Не ведала Маша, что наткнулась на трупы тех самых улан первого шеволежерного полка гвардии, что выехали на разведку, но напоролись на отряд гусар во главе с Денисом Давыдовым.
"Нехорошо оставлять покойников на радость налетевшему воронью, - размышляла Маша, стоя над погибшими воинами. - Только чем рыть могилу? Ни лопаты, ни заступа. И оружия никакого вокруг не видать".
Снесла Медведиха нещадно порубленных в небольшой ров, что делил подошву холма надвое, наломала березовых ветвей, чтобы скрыть от воронья, и собралась домой, решив поутру воротиться. Но увидела, что дрогнула одна тонкая веточка, словно кто шевельнулся под ней. Трясущимися от страха руками, не похоронила ли кого заживо, растащила Маша кусты. Так и есть, вон опять вздохнул бедолага, чьи редкие черные волосы испариной прижало ко лбу, да запузырилась кровь на бледных губах.
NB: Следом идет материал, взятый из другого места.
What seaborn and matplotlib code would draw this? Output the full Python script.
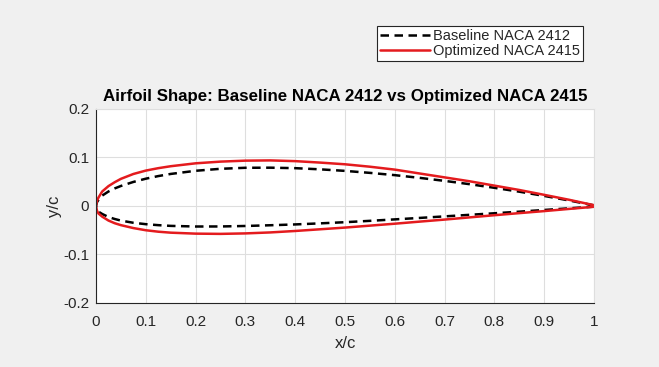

Осторожно вытянув его из сплетения чужих руки и ног, понесла Медведиха свою страшную находку в телегу, едва сдерживаясь от бега. Там уложила страдальца на скинутый еще на барынином подворье мужнин зипун из грубого домотканого полотна, что спасал от утреннего дождя, и потянула лошадку домой.
В хате уложила спасенного солдатика на скамью. Ей ясно представлялось, что и те, что охальничали на барском дворе, и эти, что нашли покой в овражке - военные люди. Не думала сейчас Маша, что раненный мог статься врагом, не казалось важным, кто перед ней. Хотела лишь спасти жизнь человеку, что лежал в запекшейся крови, дыша через раз.
Побежала Медведиха в баню, быстро разожгла огонь, поставила горшок с водой греться. Выстелила скамью чистой льняной простыней, что хранила для особого случая, другую порвала на длинные тряпки и сунула их кипятиться. Так делал ее муж, когда она, поранив косой ногу до кости, слегла на всю осень.
Расстегивая пуговицы, снимая, а то и срезая с беспамятного человека прилипшую к ране одежду, дивилась Медведиха ее нездешнему качеству: кажись солдатская ткань богаче ее выходной поневы.
Подхватив на руки нагое тело, потащила она Солдатика в баньку. Таким именем Медведиха ласково окрестила раненного, вложив в прозвище оценку его небольшого роста и свою безграничную бабскую жалость к недужному.
"Хорошо, что он не в себе, - думалось Медведихе. - Иначе от боли помер бы тотчас".
Живя без малого тридцать годков, она видела всякие раны. И те, что наносят дикие звери, нападая на скот или какого крестьянина, заплутавшего в лесу, или как у того буйного пропойцы, ввязавшегося в драку у трактира. Его наперед стукнул мощным кулаком в харю кузнец, а потом ткнул ножиком в живот пришлый человек. Поэтому распознала она, как гусары могли не заметить, что одного оставили живым: черноволосый бедолага, лежащий перед ней, сначала был оглушен ударом по голове, а потом уже получил ранение в живот. По виду, похоже, что саблей. Маша видела такое оружие не только у тех молодцев в щегловской усадьбе, но и у стражи, что пришла за беглым мужиком, которого она со всем старанием выхаживала.
Промыв рану на животе настоем из трав, хранимых ею в темном месте на случай какой беды, заштопала ее суровыми нитками, вознося молитву, чтобы немощный не очухался и не стал дергаться. Сверху залила бражкой, что гнала из пшеницы с медом, и крепко завязала вываренными тряпками.
Ссадина на голове не оказалась такой страшной, как ожидала Медведиха, поэтому обошлось выстриганием волос и шитьем разошедшихся краев кожи. Закончив знахарское дело, укрыла она болезного краем простыни и принялась ждать, когда он очухается. Ни в этот день, ни на следующий мужичок в себя не пришел, а стал только таким горячим, что впору использовать его вместо печки. Суетилась Медведиха вокруг немощного, ругая себя на все лады, что взялась вытянуть его собственными силами. Следовало бы его в поместье свезти, глядишь, доктор, что при барыне жил, остался, не уехал. Но вспомнив гусар, мотнула головой. Нет, добили бы, как пить дать, не стали бы возиться.
Пытаясь сбить жар, обкладывала она беспамятного тряпицами, смоченными в студеной воде. А когда на него нападал озноб, ложилась рядом, и, раздевшись донага, грела Солдатика своим горячим телом. То и дело меняла пропитанные гноем повязки, накладывая новые, прижимая к ране лепешки, замешанные на муке с расплавленным медом.